Running on 9 volts gives an absolute limit (theoretical) of 4.5 volts peak amplitude. Divide that by root 2 and we get the maximum RMS voltage available (your DVM will display sinusoidal waveforms as RMS values). So 3.18 volts RMS is the theoretical maximum available.

In practice there are losses such as transistor saturation and resistive loses in the emitter resistors. So your measured 3.6 volts sounds a bit high for a 9 volt rail.

You mention it wasn't stable at 12 volts. What was it doing?
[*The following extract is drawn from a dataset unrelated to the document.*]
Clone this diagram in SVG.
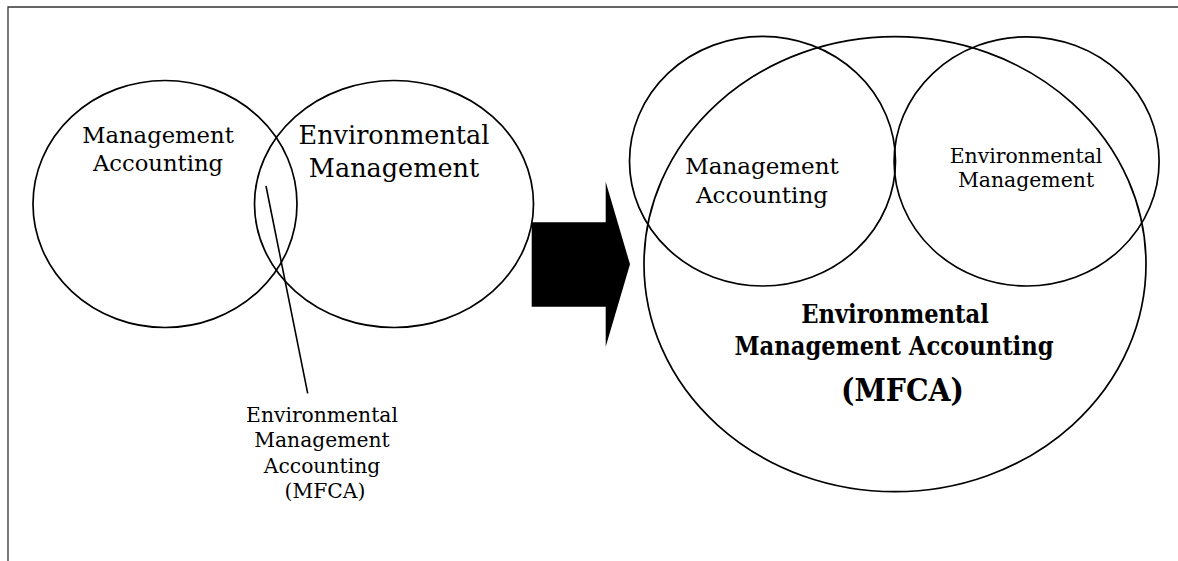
<svg xmlns="http://www.w3.org/2000/svg" width="1178" height="561" viewBox="0 0 1178 561">
<style>
.c{fill:none;stroke:#000;stroke-width:1.7}
.t{font-family:"DejaVu Serif","Liberation Serif",serif;fill:#000;text-anchor:middle}
.b{font-family:"DejaVu Serif Condensed","DejaVu Serif","Liberation Serif",serif;font-weight:bold;fill:#000;text-anchor:middle}
</style>
<rect width="1178" height="561" fill="#fff"/>
<g id="frame" fill="none" stroke="#333" stroke-width="1.3">
<path d="M8,561 V7 H1178"/>
</g>
<g id="left-ma">
<ellipse class="c" cx="165" cy="204" rx="132" ry="123.5"/>
<text class="t" font-size="22.7"><tspan x="158" y="142.7">Management</tspan><tspan x="158" y="170.7">Accounting</tspan></text>
</g>
<g id="left-em">
<ellipse class="c" cx="394" cy="204" rx="139.5" ry="123.5"/>
<text class="t" font-size="25.5"><tspan x="394" y="144">Environmental</tspan><tspan x="394" y="176.7">Management</tspan></text>
</g>
<g id="left-ema">
<text class="t" font-size="20.3"><tspan x="322" y="421.7">Environmental</tspan><tspan x="322" y="446.7">Management</tspan><tspan x="322" y="473.3">Accounting</tspan><tspan x="325" y="498.3">(MFCA)</tspan></text>
</g>
<g id="connectors">
<line x1="266" y1="186" x2="307.7" y2="393.3" stroke="#000" stroke-width="1.6"/>
</g>
<g id="arrow">
<polygon points="531.7,222.3 605.7,222.3 605.7,181.7 630,264.3 605.7,346.7 605.7,306.7 531.7,306.7" fill="#000"/>
</g>
<g id="right-ema">
<ellipse class="c" cx="895" cy="264.2" rx="251" ry="227.5"/>
<text class="b" font-size="25.2"><tspan x="895" y="323.3">Environmental</tspan><tspan x="894" y="355">Management Accounting</tspan></text>
<text class="b" font-size="31.5" x="902.5" y="400.7">(MFCA)</text>
</g>
<g id="right-ma">
<ellipse class="c" cx="762.5" cy="161.2" rx="133" ry="124.8"/>
<text class="t" font-size="23"><tspan x="762" y="174">Management</tspan><tspan x="762" y="202.7">Accounting</tspan></text>
</g>
<g id="right-em">
<ellipse class="c" cx="1026.6" cy="161.4" rx="132.5" ry="124.6"/>
<text class="t" font-size="20.4"><tspan x="1026" y="163.3">Environmental</tspan><tspan x="1026" y="187.3">Management</tspan></text>
</g>
</svg>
Any instability or oscillation could give misleading results on a meter,

It might worth adding a 'Zobel Network' to the output as shown here. This shows the Zobel and the maximum undistorted output when running on 9 volts. The Zobel is a 0.1uF and 10 ohm (not very critical, 4.7 to 10 ohms is fine). Also be sure to trim R3 to get the maximum undistorted swing in each direction. This occurs when the midpoint voltage (the output of the amp before the speaker coupling cap) is approximately half the supply voltage.

If you have the bias current set correctly then the amp should run very cool at idle and only get warm when delivering current to the load.

Load current in this example was 288ma RMS. Note that many budget DVM's can be inaccurate on low AC voltages.